Criminal Law

What to Do If Police Use Excessive Force

Policing's goal is to protect public safety by enforcing laws, and in doing so, they are subject to procedural rules and policies. Most police officers fulfill their duties responsibly.

However, as in any profession, there are some officers who fail to meet these standards and instead abuse their authority. And in some of those cases, police officers use excessive force in situations that do not warrant it.

When Is Police Force 'Excessive'?

Officers are, of course, permitted to use some physical force when detaining a suspect, if a situation warrants it. However, police officers are expected to use a "continuum of force," meaning that they should only use the minimum amount of force justified in the situation to prevent a suspect from fleeing or to prevent people from being injured or killed.

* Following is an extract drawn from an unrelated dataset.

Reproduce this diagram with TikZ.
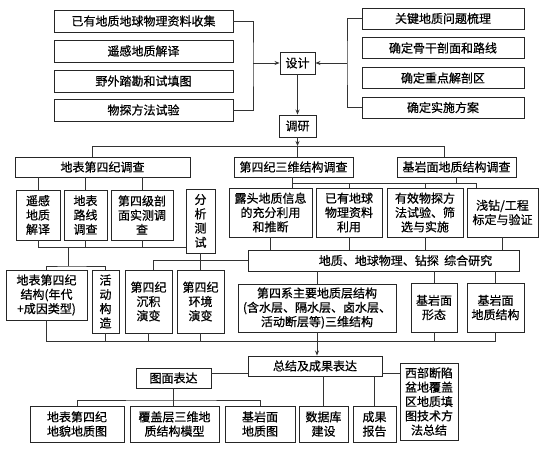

If an officer uses force in excess of the force that is necessary to get custody of a suspect or to prevent public harm, the officer may be liable for using excessive force. Some common examples of excessive force include:

  • Applying physical force against a person who is already in police custody and is not resisting being in custody
  • Using a weapon against a person who does not have a weapon or a person whom a police officer should reasonably assume does not have a weapon
  • Using force to intimidate a suspect or a witness into giving a statement

While anyone can be the victim of excessive police force, Department of Justice statistics indicate that excessive police force occurs far more regularly against minority populations and people of color, and that police officers need more training in this area.

A Victim's Right to Sue

If you have been the victim of excessive force or police brutality, you have the right to seek damages for your injuries. You may be able to bring a lawsuit in federal court alleging that the police officer violated your Fourth Amendment right to be free from unreasonable searches and seizures and your 14th Amendment rights to due process and equal protection under the law.

Section 1983 of the Civil Rights Act of 1871 also allows you to sue for violations of constitutional or federal statutory rights. Enacted in response to widespread racial violence in the post-Civil War South, Section 1983 applies to deprivations of rights that occur "under color of any statute," meaning it applies to actions taken by state and municipal authorities and allows victims of police brutality to sue both law enforcement officers and city and county governments.

Additionally, state statutes may also give you a viable cause of action in state court. For example, state constitutions often have civil rights protections similar to those in the federal constitution. Also, if police have injured you or killed a loved one, you may be able to bring a negligence or wrongful death claim.

Finally, you have the right to file a complaint and request an investigation into the police officer's activities either with your local police department, civilian review board, or another entity in your state that is responsible for law enforcement oversight and investigations.

Understand Your Rights, Take Action to Protect Them

Excessive police force can have a profound effect on your life and could have caused you injuries that you should not have had to sustain. Therefore, it is important to understand your rights and to seek compensation if you believe that you are a victim of police brutality or excessive force.